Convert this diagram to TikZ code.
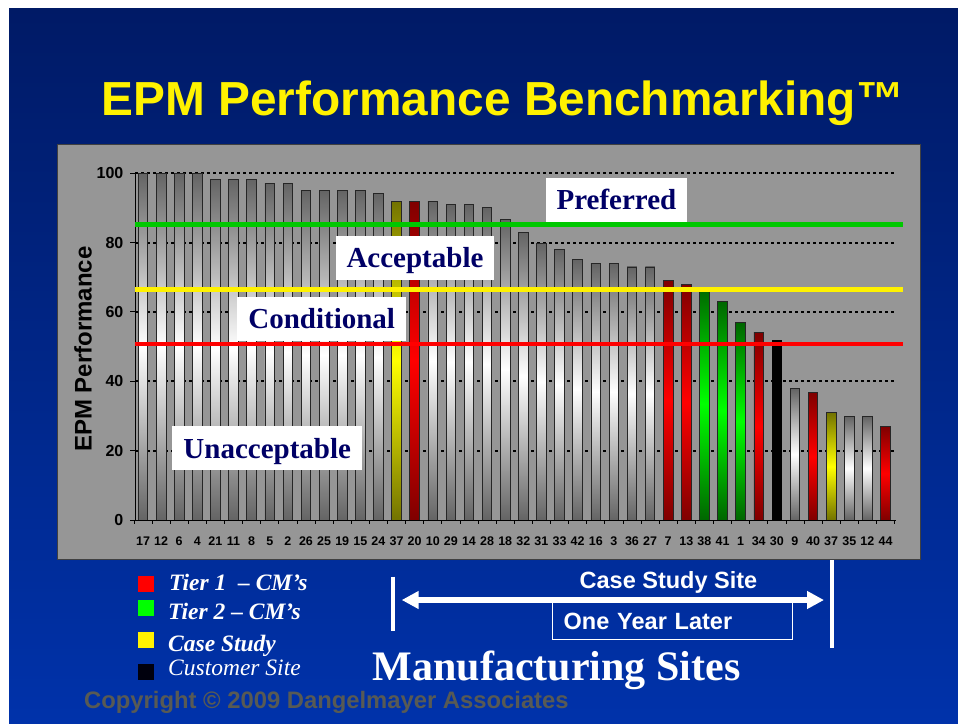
\documentclass[tikz,border=0pt]{standalone}
\usepackage{fontspec}
\setmainfont{Liberation Serif}
\setsansfont{Liberation Sans}
\usetikzlibrary{arrows.meta}

\definecolor{slidetop}{RGB}{0,26,102}
\definecolor{slidebot}{RGB}{0,50,170}
\definecolor{panelgray}{RGB}{150,150,150}
\definecolor{zonenavy}{RGB}{0,0,102}
\definecolor{linegreen}{RGB}{0,200,0}
\definecolor{copygray}{RGB}{88,90,84}
\definecolor{bardark}{RGB}{100,100,100}

\tikzset{
  bgray/.style={draw=black!85, line width=.8pt, top color=bardark, bottom color=bardark, middle color=white},
  bred/.style={draw=black!85, line width=.8pt, top color=red!50!black, bottom color=red!50!black, middle color=red},
  bgreen/.style={draw=black!85, line width=.8pt, top color=green!40!black, bottom color=green!40!black, middle color=green},
  byellow/.style={draw=black!85, line width=.8pt, top color=yellow!45!black, bottom color=yellow!45!black, middle color=yellow},
  bblack/.style={draw=black, line width=.8pt, fill=black},
  zonebox/.style={fill=white, text=zonenavy, font=\fontsize{29}{30}\selectfont\bfseries,
    minimum height=44pt, inner xsep=11pt, text height=19.5pt, text depth=0pt},
  xlab/.style={font=\sffamily\bfseries\fontsize{12.5}{13}\selectfont, inner sep=0pt},
  ylab/.style={font=\sffamily\bfseries\fontsize{16}{17}\selectfont, anchor=east, inner sep=0pt},
  gridline/.style={dash pattern=on 2.5pt off 3.5pt, line width=2pt},
  limit/.style={line width=4.5pt},
  legsq/.style={minimum size=16pt, inner sep=0pt},
  legtext/.style={text=white, anchor=base west, inner sep=0pt, font=\fontsize{23.5}{24}\selectfont\itshape},
  slidetext/.style={text=white, inner sep=0pt, font=\sffamily\bfseries\fontsize{23.5}{24}\selectfont},
}

\begin{document}
\begin{tikzpicture}[x=1pt,y=-1pt]
\useasboundingbox (0,0) rectangle (958,723);
\fill[white] (0,0) rectangle (958,723);
\shade[top color=slidetop, bottom color=slidebot] (9,8) rectangle (958,723);

% title
\node[anchor=base west, inner sep=0pt, text=yellow, font=\sffamily\bfseries\fontsize{47.8}{50}\selectfont]
  (title) at (101.5,115) {EPM Performance Benchmarking™};

% chart panel
\draw[fill=panelgray, draw=black!75, line width=1pt] (57.7,144.7) rectangle (920,559);
\foreach \g in {20,40,...,100}
  \draw[gridline] (135,{520-3.467*\g}) -- (895,{520-3.467*\g});

\foreach \v/\lab/\sty [count=\i] in {100/17/bgray, 100/12/bgray, 100/6/bgray, 100/4/bgray,
  98.3/21/bgray, 98.3/11/bgray, 98.3/8/bgray, 97/5/bgray, 97/2/bgray, 95/26/bgray,
  95/25/bgray, 95/19/bgray, 95/15/bgray, 94.2/24/bgray, 92/37/byellow, 92/20/bred,
  92/10/bgray, 91/29/bgray, 91/14/bgray, 90.1/28/bgray, 86.8/18/bgray, 82.9/32/bgray,
  79.8/31/bgray, 78.1/33/bgray, 75.2/42/bgray, 74/16/bgray, 74/3/bgray, 73/36/bgray,
  73/27/bgray, 69/7/bred, 67.9/13/bred, 67.1/38/bgreen, 63.1/41/bgreen, 56.9/1/bgreen,
  54/34/bred, 51.7/30/bblack, 37.9/9/bgray, 36.7/40/bred, 30.9/37/byellow, 29.8/35/bgray,
  29.8/12/bgray, 26.9/44/bred}
{
  \pgfmathsetmacro\x{143+(\i-1)*18.11}
  \draw[\sty] (\x-4.8,520) rectangle (\x+4.8,{520-3.467*\v});
  \node[xlab] (xl\i) at (\x,541.5) {\lab};
}

% axes
\draw[line width=1pt] (135,173.3) -- (135,520) -- (896,520);
\foreach \k in {0,...,42}
  \draw[line width=.8pt] ({134+\k*18.11},520) -- ++(0,4);
\foreach \g in {0,20,...,100}{
  \draw[line width=1pt] (130,{520-3.467*\g}) -- (135,{520-3.467*\g});
  \node[ylab] (yl\g) at (123.5,{520-3.467*\g}) {\g};
}
\node[rotate=90, inner sep=0pt, font=\sffamily\bfseries\fontsize{24}{25}\selectfont] (ytitle) at (83,349) {EPM Performance};

% limits
\draw[limit, linegreen] (135,224.3) -- (903,224.3);
\draw[limit, yellow] (135,289.7) -- (903,289.7);
\draw[limit, red] (135,344) -- (903,344);

\node[zonebox] (pref) at (616.4,199.5) {Preferred};
\node[zonebox] (acc) at (415,257.9) {Acceptable};
\node[zonebox] (cond) at (321.7,318.8) {Conditional};
\node[zonebox] (unacc) at (267.2,448.3) {Unacceptable};

% legend
\node[legsq, fill=red] (sq1) at (146,584) {};
\node[legsq, fill=green] (sq2) at (146,608) {};
\node[legsq, fill=yellow] (sq3) at (146,640) {};
\node[legsq, fill=black!95!blue] (sq4) at (146,672) {};
\node[legtext, font=\fontsize{23.5}{24}\selectfont\bfseries\itshape] (tier1) at (169,590) {Tier 1 \ – CM’s};
\node[legtext, font=\fontsize{23.5}{24}\selectfont\bfseries\itshape] (tier2) at (168,619) {Tier 2 – CM’s};
\node[legtext, font=\fontsize{23.5}{24}\selectfont\bfseries\itshape] (cstudy) at (168,651) {Case Study};
\node[legtext] (cust) at (168,675) {Customer Site};

% case study span
\coordinate (leftA) at (393,576.7);
\coordinate (leftB) at (393,631);
\coordinate (rightA) at (832,560);
\coordinate (rightB) at (832,647.7);
\draw[white, line width=3.5pt] (leftA) -- (leftB);
\draw[white, line width=3.5pt] (rightA) -- (rightB);
\coordinate (arrL) at (401.7,600);
\coordinate (arrR) at (824,600);
\draw[white, line width=5.5pt, {Triangle[length=17pt,width=17pt]}-{Triangle[length=17pt,width=17pt]}] (arrL) -- (arrR);
\node[slidetext, anchor=base] (site) at (668.5,588) {Case Study Site};
\node[draw=white, line width=1pt, text=white, font=\sffamily\bfseries\fontsize{23.5}{24}\selectfont,
  minimum height=36.6pt, text width=218pt, inner xsep=11pt, align=left, text height=17pt, text depth=0pt]
  (later) at (672.7,621) {One Year Later};

\node[anchor=base west, inner sep=0pt, text=white, font=\fontsize{42}{43}\selectfont\bfseries] (mfg) at (372.7,680.7) {Manufacturing Sites};
\node[anchor=base west, inner sep=0pt, text=copygray, font=\sffamily\bfseries\fontsize{23.8}{24}\selectfont] (copy) at (84,708) {Copyright © 2009 Dangelmayer Associates};
\end{tikzpicture}
\end{document}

──────────

**GOAL:** Leave the images out and output the remaining material exactly as it stands.

**CORRECT RESPONSE:**
Convert this diagram to TikZ code.
\documentclass[tikz,border=0pt]{standalone}
\usepackage{fontspec}
\setmainfont{Liberation Serif}
\setsansfont{Liberation Sans}
\usetikzlibrary{arrows.meta}

\definecolor{slidetop}{RGB}{0,26,102}
\definecolor{slidebot}{RGB}{0,50,170}
\definecolor{panelgray}{RGB}{150,150,150}
\definecolor{zonenavy}{RGB}{0,0,102}
\definecolor{linegreen}{RGB}{0,200,0}
\definecolor{copygray}{RGB}{88,90,84}
\definecolor{bardark}{RGB}{100,100,100}

\tikzset{
  bgray/.style={draw=black!85, line width=.8pt, top color=bardark, bottom color=bardark, middle color=white},
  bred/.style={draw=black!85, line width=.8pt, top color=red!50!black, bottom color=red!50!black, middle color=red},
  bgreen/.style={draw=black!85, line width=.8pt, top color=green!40!black, bottom color=green!40!black, middle color=green},
  byellow/.style={draw=black!85, line width=.8pt, top color=yellow!45!black, bottom color=yellow!45!black, middle color=yellow},
  bblack/.style={draw=black, line width=.8pt, fill=black},
  zonebox/.style={fill=white, text=zonenavy, font=\fontsize{29}{30}\selectfont\bfseries,
    minimum height=44pt, inner xsep=11pt, text height=19.5pt, text depth=0pt},
  xlab/.style={font=\sffamily\bfseries\fontsize{12.5}{13}\selectfont, inner sep=0pt},
  ylab/.style={font=\sffamily\bfseries\fontsize{16}{17}\selectfont, anchor=east, inner sep=0pt},
  gridline/.style={dash pattern=on 2.5pt off 3.5pt, line width=2pt},
  limit/.style={line width=4.5pt},
  legsq/.style={minimum size=16pt, inner sep=0pt},
  legtext/.style={text=white, anchor=base west, inner sep=0pt, font=\fontsize{23.5}{24}\selectfont\itshape},
  slidetext/.style={text=white, inner sep=0pt, font=\sffamily\bfseries\fontsize{23.5}{24}\selectfont},
}

\begin{document}
\begin{tikzpicture}[x=1pt,y=-1pt]
\useasboundingbox (0,0) rectangle (958,723);
\fill[white] (0,0) rectangle (958,723);
\shade[top color=slidetop, bottom color=slidebot] (9,8) rectangle (958,723);

% title
\node[anchor=base west, inner sep=0pt, text=yellow, font=\sffamily\bfseries\fontsize{47.8}{50}\selectfont]
  (title) at (101.5,115) {EPM Performance Benchmarking™};

% chart panel
\draw[fill=panelgray, draw=black!75, line width=1pt] (57.7,144.7) rectangle (920,559);
\foreach \g in {20,40,...,100}
  \draw[gridline] (135,{520-3.467*\g}) -- (895,{520-3.467*\g});

\foreach \v/\lab/\sty [count=\i] in {100/17/bgray, 100/12/bgray, 100/6/bgray, 100/4/bgray,
  98.3/21/bgray, 98.3/11/bgray, 98.3/8/bgray, 97/5/bgray, 97/2/bgray, 95/26/bgray,
  95/25/bgray, 95/19/bgray, 95/15/bgray, 94.2/24/bgray, 92/37/byellow, 92/20/bred,
  92/10/bgray, 91/29/bgray, 91/14/bgray, 90.1/28/bgray, 86.8/18/bgray, 82.9/32/bgray,
  79.8/31/bgray, 78.1/33/bgray, 75.2/42/bgray, 74/16/bgray, 74/3/bgray, 73/36/bgray,
  73/27/bgray, 69/7/bred, 67.9/13/bred, 67.1/38/bgreen, 63.1/41/bgreen, 56.9/1/bgreen,
  54/34/bred, 51.7/30/bblack, 37.9/9/bgray, 36.7/40/bred, 30.9/37/byellow, 29.8/35/bgray,
  29.8/12/bgray, 26.9/44/bred}
{
  \pgfmathsetmacro\x{143+(\i-1)*18.11}
  \draw[\sty] (\x-4.8,520) rectangle (\x+4.8,{520-3.467*\v});
  \node[xlab] (xl\i) at (\x,541.5) {\lab};
}

% axes
\draw[line width=1pt] (135,173.3) -- (135,520) -- (896,520);
\foreach \k in {0,...,42}
  \draw[line width=.8pt] ({134+\k*18.11},520) -- ++(0,4);
\foreach \g in {0,20,...,100}{
  \draw[line width=1pt] (130,{520-3.467*\g}) -- (135,{520-3.467*\g});
  \node[ylab] (yl\g) at (123.5,{520-3.467*\g}) {\g};
}
\node[rotate=90, inner sep=0pt, font=\sffamily\bfseries\fontsize{24}{25}\selectfont] (ytitle) at (83,349) {EPM Performance};

% limits
\draw[limit, linegreen] (135,224.3) -- (903,224.3);
\draw[limit, yellow] (135,289.7) -- (903,289.7);
\draw[limit, red] (135,344) -- (903,344);

\node[zonebox] (pref) at (616.4,199.5) {Preferred};
\node[zonebox] (acc) at (415,257.9) {Acceptable};
\node[zonebox] (cond) at (321.7,318.8) {Conditional};
\node[zonebox] (unacc) at (267.2,448.3) {Unacceptable};

% legend
\node[legsq, fill=red] (sq1) at (146,584) {};
\node[legsq, fill=green] (sq2) at (146,608) {};
\node[legsq, fill=yellow] (sq3) at (146,640) {};
\node[legsq, fill=black!95!blue] (sq4) at (146,672) {};
\node[legtext, font=\fontsize{23.5}{24}\selectfont\bfseries\itshape] (tier1) at (169,590) {Tier 1 \ – CM’s};
\node[legtext, font=\fontsize{23.5}{24}\selectfont\bfseries\itshape] (tier2) at (168,619) {Tier 2 – CM’s};
\node[legtext, font=\fontsize{23.5}{24}\selectfont\bfseries\itshape] (cstudy) at (168,651) {Case Study};
\node[legtext] (cust) at (168,675) {Customer Site};

% case study span
\coordinate (leftA) at (393,576.7);
\coordinate (leftB) at (393,631);
\coordinate (rightA) at (832,560);
\coordinate (rightB) at (832,647.7);
\draw[white, line width=3.5pt] (leftA) -- (leftB);
\draw[white, line width=3.5pt] (rightA) -- (rightB);
\coordinate (arrL) at (401.7,600);
\coordinate (arrR) at (824,600);
\draw[white, line width=5.5pt, {Triangle[length=17pt,width=17pt]}-{Triangle[length=17pt,width=17pt]}] (arrL) -- (arrR);
\node[slidetext, anchor=base] (site) at (668.5,588) {Case Study Site};
\node[draw=white, line width=1pt, text=white, font=\sffamily\bfseries\fontsize{23.5}{24}\selectfont,
  minimum height=36.6pt, text width=218pt, inner xsep=11pt, align=left, text height=17pt, text depth=0pt]
  (later) at (672.7,621) {One Year Later};

\node[anchor=base west, inner sep=0pt, text=white, font=\fontsize{42}{43}\selectfont\bfseries] (mfg) at (372.7,680.7) {Manufacturing Sites};
\node[anchor=base west, inner sep=0pt, text=copygray, font=\sffamily\bfseries\fontsize{23.8}{24}\selectfont] (copy) at (84,708) {Copyright © 2009 Dangelmayer Associates};
\end{tikzpicture}
\end{document}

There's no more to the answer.